WHAT YOU ARE ASKED TO DO:
Please write out the lines of the data exactly, beginning with the first and ending with the line containing "XAxis, YAxis, LabelList"; leave the pictures behind.

DATA PROVIDED:
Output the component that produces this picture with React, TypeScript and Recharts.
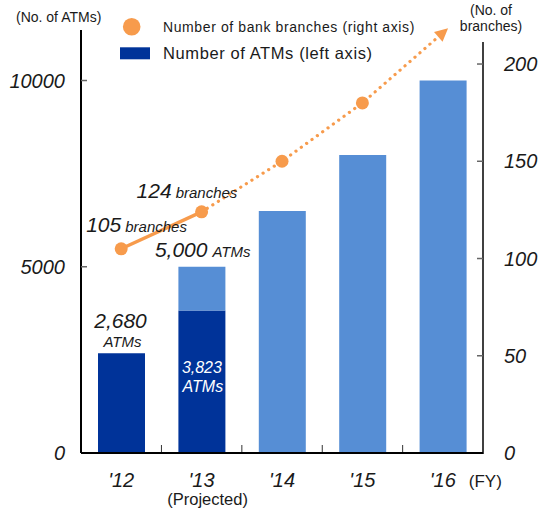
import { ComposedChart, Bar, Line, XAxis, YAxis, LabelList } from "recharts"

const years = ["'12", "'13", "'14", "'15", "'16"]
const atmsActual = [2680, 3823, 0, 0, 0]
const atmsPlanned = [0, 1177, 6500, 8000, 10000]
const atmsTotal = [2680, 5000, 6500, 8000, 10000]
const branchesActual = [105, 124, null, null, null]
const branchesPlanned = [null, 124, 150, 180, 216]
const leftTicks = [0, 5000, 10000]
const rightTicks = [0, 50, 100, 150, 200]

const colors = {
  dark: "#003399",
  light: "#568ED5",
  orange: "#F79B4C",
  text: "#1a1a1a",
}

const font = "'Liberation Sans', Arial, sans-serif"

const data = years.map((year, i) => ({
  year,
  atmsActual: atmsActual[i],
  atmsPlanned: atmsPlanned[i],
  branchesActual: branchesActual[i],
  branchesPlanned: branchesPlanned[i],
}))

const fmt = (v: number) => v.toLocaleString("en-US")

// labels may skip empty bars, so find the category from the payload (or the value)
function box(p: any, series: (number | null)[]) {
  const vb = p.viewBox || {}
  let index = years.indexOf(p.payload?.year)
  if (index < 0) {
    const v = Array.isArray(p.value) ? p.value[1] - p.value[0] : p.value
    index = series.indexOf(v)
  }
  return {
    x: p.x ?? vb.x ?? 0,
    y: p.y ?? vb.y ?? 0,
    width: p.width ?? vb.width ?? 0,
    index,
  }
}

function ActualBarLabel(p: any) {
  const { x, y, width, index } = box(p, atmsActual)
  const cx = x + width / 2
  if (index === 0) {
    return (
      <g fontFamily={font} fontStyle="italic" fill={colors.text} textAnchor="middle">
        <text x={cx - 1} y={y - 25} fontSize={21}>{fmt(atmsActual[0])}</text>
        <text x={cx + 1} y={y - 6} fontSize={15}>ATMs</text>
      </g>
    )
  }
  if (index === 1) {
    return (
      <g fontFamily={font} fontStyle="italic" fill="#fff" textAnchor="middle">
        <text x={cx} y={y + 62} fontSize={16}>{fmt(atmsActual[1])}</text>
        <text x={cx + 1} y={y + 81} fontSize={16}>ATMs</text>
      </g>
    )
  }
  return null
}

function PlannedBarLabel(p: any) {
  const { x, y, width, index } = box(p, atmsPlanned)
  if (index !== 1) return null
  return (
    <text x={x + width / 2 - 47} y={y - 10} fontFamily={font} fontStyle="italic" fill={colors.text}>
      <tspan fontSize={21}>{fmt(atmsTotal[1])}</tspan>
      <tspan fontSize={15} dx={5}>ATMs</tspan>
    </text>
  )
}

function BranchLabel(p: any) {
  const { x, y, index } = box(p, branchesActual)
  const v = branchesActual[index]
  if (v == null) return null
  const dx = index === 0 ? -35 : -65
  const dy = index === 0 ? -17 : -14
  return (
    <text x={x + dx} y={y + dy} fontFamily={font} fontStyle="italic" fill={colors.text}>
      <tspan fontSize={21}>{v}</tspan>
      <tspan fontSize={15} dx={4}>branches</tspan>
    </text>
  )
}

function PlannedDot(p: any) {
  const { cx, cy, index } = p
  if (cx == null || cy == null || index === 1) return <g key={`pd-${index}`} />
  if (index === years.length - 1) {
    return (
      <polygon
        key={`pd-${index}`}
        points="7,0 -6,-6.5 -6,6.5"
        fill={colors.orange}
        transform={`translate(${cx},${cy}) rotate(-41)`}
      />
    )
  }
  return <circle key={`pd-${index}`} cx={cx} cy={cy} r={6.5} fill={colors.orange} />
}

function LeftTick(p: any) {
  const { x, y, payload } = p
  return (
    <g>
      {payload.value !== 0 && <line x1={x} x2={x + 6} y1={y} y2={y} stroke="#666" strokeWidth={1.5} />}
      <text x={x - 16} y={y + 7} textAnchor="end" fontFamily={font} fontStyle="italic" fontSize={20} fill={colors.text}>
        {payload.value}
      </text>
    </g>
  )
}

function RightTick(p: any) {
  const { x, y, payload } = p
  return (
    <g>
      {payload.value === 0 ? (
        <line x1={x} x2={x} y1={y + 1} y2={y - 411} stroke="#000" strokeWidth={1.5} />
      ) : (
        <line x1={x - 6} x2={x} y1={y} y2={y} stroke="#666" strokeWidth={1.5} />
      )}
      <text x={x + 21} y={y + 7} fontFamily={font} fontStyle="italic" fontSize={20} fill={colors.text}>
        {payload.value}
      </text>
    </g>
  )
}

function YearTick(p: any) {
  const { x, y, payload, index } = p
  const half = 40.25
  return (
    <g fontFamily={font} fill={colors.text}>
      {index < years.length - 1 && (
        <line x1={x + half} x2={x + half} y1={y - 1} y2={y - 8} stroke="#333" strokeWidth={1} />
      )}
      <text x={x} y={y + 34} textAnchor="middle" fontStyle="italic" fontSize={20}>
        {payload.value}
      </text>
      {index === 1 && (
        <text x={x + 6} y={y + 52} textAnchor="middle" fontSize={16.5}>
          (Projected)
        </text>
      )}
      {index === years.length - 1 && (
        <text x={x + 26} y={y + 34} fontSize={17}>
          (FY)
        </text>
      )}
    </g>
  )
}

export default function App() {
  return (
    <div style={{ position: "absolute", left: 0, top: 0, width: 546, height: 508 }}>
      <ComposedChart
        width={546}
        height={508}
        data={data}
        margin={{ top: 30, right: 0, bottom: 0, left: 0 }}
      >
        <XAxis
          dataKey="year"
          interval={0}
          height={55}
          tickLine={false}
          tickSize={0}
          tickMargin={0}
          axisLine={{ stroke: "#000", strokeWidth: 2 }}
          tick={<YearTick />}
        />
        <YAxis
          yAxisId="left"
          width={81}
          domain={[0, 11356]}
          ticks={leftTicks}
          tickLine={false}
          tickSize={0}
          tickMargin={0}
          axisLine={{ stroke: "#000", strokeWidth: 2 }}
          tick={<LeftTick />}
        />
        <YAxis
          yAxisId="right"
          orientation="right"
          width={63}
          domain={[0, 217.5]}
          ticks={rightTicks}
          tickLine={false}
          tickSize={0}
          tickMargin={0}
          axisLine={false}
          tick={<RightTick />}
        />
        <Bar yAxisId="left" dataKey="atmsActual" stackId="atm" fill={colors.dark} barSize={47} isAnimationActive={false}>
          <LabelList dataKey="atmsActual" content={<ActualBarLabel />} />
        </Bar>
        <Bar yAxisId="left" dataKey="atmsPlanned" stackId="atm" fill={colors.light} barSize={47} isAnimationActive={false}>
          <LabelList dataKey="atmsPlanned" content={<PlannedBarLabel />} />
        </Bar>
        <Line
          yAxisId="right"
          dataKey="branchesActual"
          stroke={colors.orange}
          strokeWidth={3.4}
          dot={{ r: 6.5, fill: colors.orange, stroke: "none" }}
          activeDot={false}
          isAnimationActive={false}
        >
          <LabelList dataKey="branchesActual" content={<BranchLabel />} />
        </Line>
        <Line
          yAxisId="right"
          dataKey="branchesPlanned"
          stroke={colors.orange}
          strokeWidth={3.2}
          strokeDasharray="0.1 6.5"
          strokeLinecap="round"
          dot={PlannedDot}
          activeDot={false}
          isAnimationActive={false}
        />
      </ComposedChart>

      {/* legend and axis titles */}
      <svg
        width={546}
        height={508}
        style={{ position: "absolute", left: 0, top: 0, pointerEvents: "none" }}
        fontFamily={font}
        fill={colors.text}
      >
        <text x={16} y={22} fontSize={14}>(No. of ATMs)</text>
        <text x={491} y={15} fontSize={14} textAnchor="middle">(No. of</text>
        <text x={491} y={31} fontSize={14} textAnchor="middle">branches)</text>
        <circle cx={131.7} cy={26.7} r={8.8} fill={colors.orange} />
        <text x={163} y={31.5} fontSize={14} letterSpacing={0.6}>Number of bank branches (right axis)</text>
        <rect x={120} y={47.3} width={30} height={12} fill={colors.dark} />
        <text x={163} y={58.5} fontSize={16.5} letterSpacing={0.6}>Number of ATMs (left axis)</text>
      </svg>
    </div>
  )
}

RESULT BELOW:
Output the component that produces this picture with React, TypeScript and Recharts.
import { ComposedChart, Bar, Line, XAxis, YAxis, LabelList } from "recharts"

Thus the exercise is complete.